The problem - Lines containing the word "with" should be extracted in full.

Data excerpt -
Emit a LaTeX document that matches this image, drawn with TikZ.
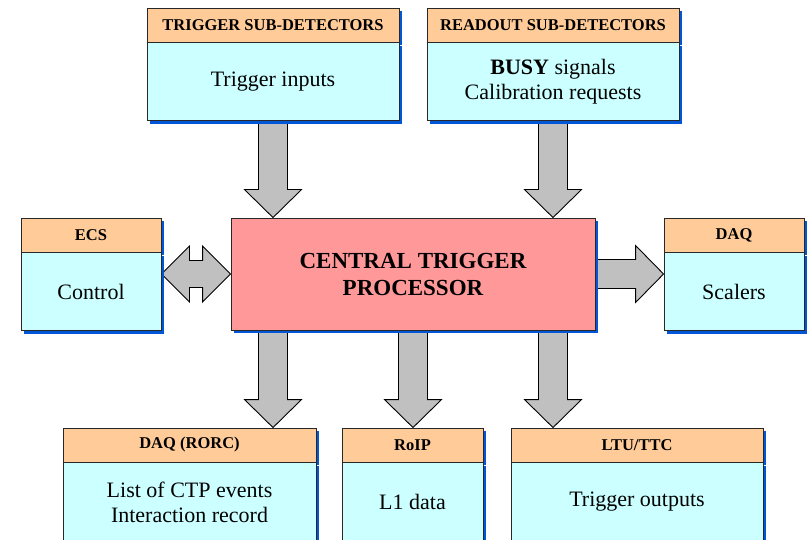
\documentclass[tikz,border=0pt]{standalone}
\usepackage{fontspec}
\setmainfont{Liberation Serif}
\usetikzlibrary{positioning, calc, shadows, backgrounds}
\definecolor{HeadOrange}{RGB}{255,204,153}
\definecolor{BodyCyan}{RGB}{204,255,255}
\definecolor{CtpPink}{RGB}{255,153,153}
\definecolor{ArrowGray}{RGB}{192,192,192}
\definecolor{ShadowBlue}{RGB}{0,86,214}
\definecolor{EdgeDark}{RGB}{40,40,40}

% fat block arrow from #1 (tail) to #2 (tip)
\newcommand{\fatarrow}[2]{%
  \coordinate (hb) at ($(#2)!28pt!(#1)$);
  \draw[fatarr] ($(#1)!14.5pt!90:(#2)$) -- ($(hb)!14.5pt!90:(#2)$)
    -- ($(hb)!28.5pt!90:(#2)$) -- (#2) -- ($(hb)!28.5pt!-90:(#2)$)
    -- ($(hb)!14.5pt!-90:(#2)$) -- ($(#1)!14.5pt!-90:(#2)$) -- cycle;
}
% same, with a head at both ends
\newcommand{\fatdouble}[2]{%
  \coordinate (ha) at ($(#1)!28pt!(#2)$);
  \coordinate (hb) at ($(#2)!28pt!(#1)$);
  \draw[fatarr] (#1) -- ($(ha)!28pt!90:(#2)$) -- ($(ha)!13.5pt!90:(#2)$)
    -- ($(hb)!13.5pt!90:(#2)$) -- ($(hb)!28pt!90:(#2)$) -- (#2)
    -- ($(hb)!28pt!-90:(#2)$) -- ($(hb)!13.5pt!-90:(#2)$)
    -- ($(ha)!13.5pt!-90:(#2)$) -- ($(ha)!28pt!-90:(#2)$) -- cycle;
}

\begin{document}
\begin{tikzpicture}[x=1pt,y=-1pt,
    shad/.style={drop shadow={shadow xshift=3pt,shadow yshift=-3pt,
                 fill=ShadowBlue,opacity=1}},
    hdr/.style={draw=EdgeDark,fill=HeadOrange,line width=0.9pt,shad,inner sep=0pt,
                minimum height=34pt,font=\fontsize{16.5}{19}\selectfont\bfseries},
    body/.style={draw=EdgeDark,fill=BodyCyan,line width=0.9pt,shad,inner sep=0pt,
                 minimum height=78pt,align=center,
                 font=\fontsize{22}{25}\selectfont},
    core/.style={draw=EdgeDark,fill=CtpPink,line width=0.9pt,shad,inner sep=0pt,
                 minimum width=364pt,minimum height=112pt,align=center,
                 font=\fontsize{23}{27}\selectfont\bfseries},
    fatarr/.style={draw=black,fill=ArrowGray,line width=0.9pt,line join=miter}
  ]
  \useasboundingbox (0,0) rectangle (811,540);

  % top row
  \node[hdr,minimum width=252pt] (trighdr) at (273,25) {TRIGGER SUB-DETECTORS};
  \node[body,minimum width=252pt,below=0pt of trighdr] (trigbody) {Trigger inputs};
  \node[hdr,minimum width=252pt] (readhdr) at (553,25) {READOUT SUB-DETECTORS};
  \node[body,minimum width=252pt,below=0pt of readhdr] (readbody)
    {\textbf{BUSY} signals\\Calibration requests};

  % middle row
  \node[hdr,minimum width=140pt] (ecshdr) at (91,235) {ECS};
  \node[body,minimum width=140pt,below=0pt of ecshdr] (ecsbody) {Control};
  \node[core] (ctp) at (413,274) {CENTRAL TRIGGER\\PROCESSOR};
  \node[hdr,minimum width=140pt] (daqhdr) at (734,235) {DAQ};
  \node[body,minimum width=140pt,below=0pt of daqhdr] (daqbody) {Scalers};

  % bottom row
  \node[hdr,minimum width=253pt] (rorchdr) at (189.5,445) {DAQ (RORC)};
  \node[body,minimum width=253pt,below=0pt of rorchdr] (rorcbody)
    {List of CTP events\\Interaction record};
  \node[hdr,minimum width=141pt] (roiphdr) at (412.5,445) {RoIP};
  \node[body,minimum width=141pt,below=0pt of roiphdr] (roipbody) {L1 data};
  \node[hdr,minimum width=252pt] (ltuhdr) at (637,445) {LTU/TTC};
  \node[body,minimum width=252pt,below=0pt of ltuhdr] (ltubody) {Trigger outputs};

  % block arrows
  \coordinate (t1) at (trigbody.south |- ctp.north);
  \coordinate (t2) at (readbody.south |- ctp.north);
  \coordinate (s1) at (trigbody.south |- ctp.south);
  \coordinate (e1) at (trigbody.south |- rorchdr.north);
  \coordinate (e2) at (ctp.south |- roiphdr.north);
  \coordinate (s3) at (readbody.south |- ctp.south);
  \coordinate (e3) at (readbody.south |- ltuhdr.north);
  \coordinate (ecsend) at (ctp.west -| ecsbody.east);
  \coordinate (daqend) at (ctp.east -| daqbody.west);
  \begin{pgfonlayer}{background}
    \fatarrow{trigbody.south}{t1}
    \fatarrow{readbody.south}{t2}
    \fatarrow{s1}{e1}
    \fatarrow{ctp.south}{e2}
    \fatarrow{s3}{e3}
    \fatarrow{ctp.east}{daqend}
    \fatdouble{ecsend}{ctp.west}
  \end{pgfonlayer}
\end{tikzpicture}
\end{document}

Expected output -
Emit a LaTeX document that matches this image, drawn with TikZ.
% same, with a head at both ends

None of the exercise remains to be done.